## Dataset section
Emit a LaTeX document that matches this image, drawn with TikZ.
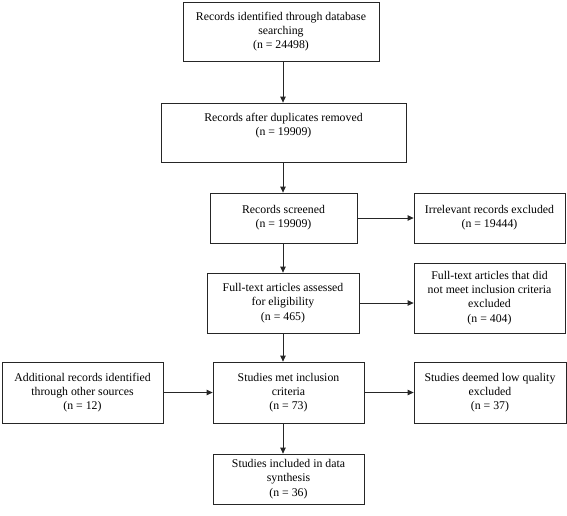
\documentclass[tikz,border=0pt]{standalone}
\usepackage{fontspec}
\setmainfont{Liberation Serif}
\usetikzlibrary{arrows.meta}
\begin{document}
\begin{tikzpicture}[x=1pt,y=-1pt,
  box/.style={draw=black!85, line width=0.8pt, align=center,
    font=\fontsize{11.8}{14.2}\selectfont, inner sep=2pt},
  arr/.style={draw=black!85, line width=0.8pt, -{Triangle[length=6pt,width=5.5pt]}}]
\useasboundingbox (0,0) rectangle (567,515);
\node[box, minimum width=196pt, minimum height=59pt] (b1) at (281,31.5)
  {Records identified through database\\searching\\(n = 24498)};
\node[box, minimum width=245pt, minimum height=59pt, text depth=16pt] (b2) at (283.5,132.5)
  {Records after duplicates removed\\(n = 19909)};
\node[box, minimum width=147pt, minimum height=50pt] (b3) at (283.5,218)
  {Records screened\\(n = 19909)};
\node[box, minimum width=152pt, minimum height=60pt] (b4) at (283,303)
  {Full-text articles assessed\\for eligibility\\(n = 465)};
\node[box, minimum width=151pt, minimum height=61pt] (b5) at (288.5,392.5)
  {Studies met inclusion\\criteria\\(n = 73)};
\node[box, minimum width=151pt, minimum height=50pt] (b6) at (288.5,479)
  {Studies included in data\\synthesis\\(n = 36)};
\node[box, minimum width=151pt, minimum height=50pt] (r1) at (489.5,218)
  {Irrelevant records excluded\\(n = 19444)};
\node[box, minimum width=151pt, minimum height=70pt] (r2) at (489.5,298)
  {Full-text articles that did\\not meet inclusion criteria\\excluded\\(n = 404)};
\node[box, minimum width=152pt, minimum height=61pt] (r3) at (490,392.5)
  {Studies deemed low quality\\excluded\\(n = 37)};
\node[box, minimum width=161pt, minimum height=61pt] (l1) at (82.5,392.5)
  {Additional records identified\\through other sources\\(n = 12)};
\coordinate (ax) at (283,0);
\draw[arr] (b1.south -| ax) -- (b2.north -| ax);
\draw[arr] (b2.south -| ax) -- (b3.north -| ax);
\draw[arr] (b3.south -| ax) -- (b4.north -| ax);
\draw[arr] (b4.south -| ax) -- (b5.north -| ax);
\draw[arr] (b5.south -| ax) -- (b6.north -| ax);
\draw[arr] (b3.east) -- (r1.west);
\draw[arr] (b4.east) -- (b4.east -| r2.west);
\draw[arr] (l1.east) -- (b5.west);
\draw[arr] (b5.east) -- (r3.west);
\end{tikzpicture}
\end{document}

## Aim of the task
Leave the pictures out and copy the rest of the data exactly.

## Written reply
Emit a LaTeX document that matches this image, drawn with TikZ.
\documentclass[tikz,border=0pt]{standalone}
\usepackage{fontspec}
\setmainfont{Liberation Serif}
\usetikzlibrary{arrows.meta}
\begin{document}
\begin{tikzpicture}[x=1pt,y=-1pt,
  box/.style={draw=black!85, line width=0.8pt, align=center,
    font=\fontsize{11.8}{14.2}\selectfont, inner sep=2pt},
  arr/.style={draw=black!85, line width=0.8pt, -{Triangle[length=6pt,width=5.5pt]}}]
\useasboundingbox (0,0) rectangle (567,515);
\node[box, minimum width=196pt, minimum height=59pt] (b1) at (281,31.5)
  {Records identified through database\\searching\\(n = 24498)};
\node[box, minimum width=245pt, minimum height=59pt, text depth=16pt] (b2) at (283.5,132.5)
  {Records after duplicates removed\\(n = 19909)};
\node[box, minimum width=147pt, minimum height=50pt] (b3) at (283.5,218)
  {Records screened\\(n = 19909)};
\node[box, minimum width=152pt, minimum height=60pt] (b4) at (283,303)
  {Full-text articles assessed\\for eligibility\\(n = 465)};
\node[box, minimum width=151pt, minimum height=61pt] (b5) at (288.5,392.5)
  {Studies met inclusion\\criteria\\(n = 73)};
\node[box, minimum width=151pt, minimum height=50pt] (b6) at (288.5,479)
  {Studies included in data\\synthesis\\(n = 36)};
\node[box, minimum width=151pt, minimum height=50pt] (r1) at (489.5,218)
  {Irrelevant records excluded\\(n = 19444)};
\node[box, minimum width=151pt, minimum height=70pt] (r2) at (489.5,298)
  {Full-text articles that did\\not meet inclusion criteria\\excluded\\(n = 404)};
\node[box, minimum width=152pt, minimum height=61pt] (r3) at (490,392.5)
  {Studies deemed low quality\\excluded\\(n = 37)};
\node[box, minimum width=161pt, minimum height=61pt] (l1) at (82.5,392.5)
  {Additional records identified\\through other sources\\(n = 12)};
\coordinate (ax) at (283,0);
\draw[arr] (b1.south -| ax) -- (b2.north -| ax);
\draw[arr] (b2.south -| ax) -- (b3.north -| ax);
\draw[arr] (b3.south -| ax) -- (b4.north -| ax);
\draw[arr] (b4.south -| ax) -- (b5.north -| ax);
\draw[arr] (b5.south -| ax) -- (b6.north -| ax);
\draw[arr] (b3.east) -- (r1.west);
\draw[arr] (b4.east) -- (b4.east -| r2.west);
\draw[arr] (l1.east) -- (b5.west);
\draw[arr] (b5.east) -- (r3.west);
\end{tikzpicture}
\end{document}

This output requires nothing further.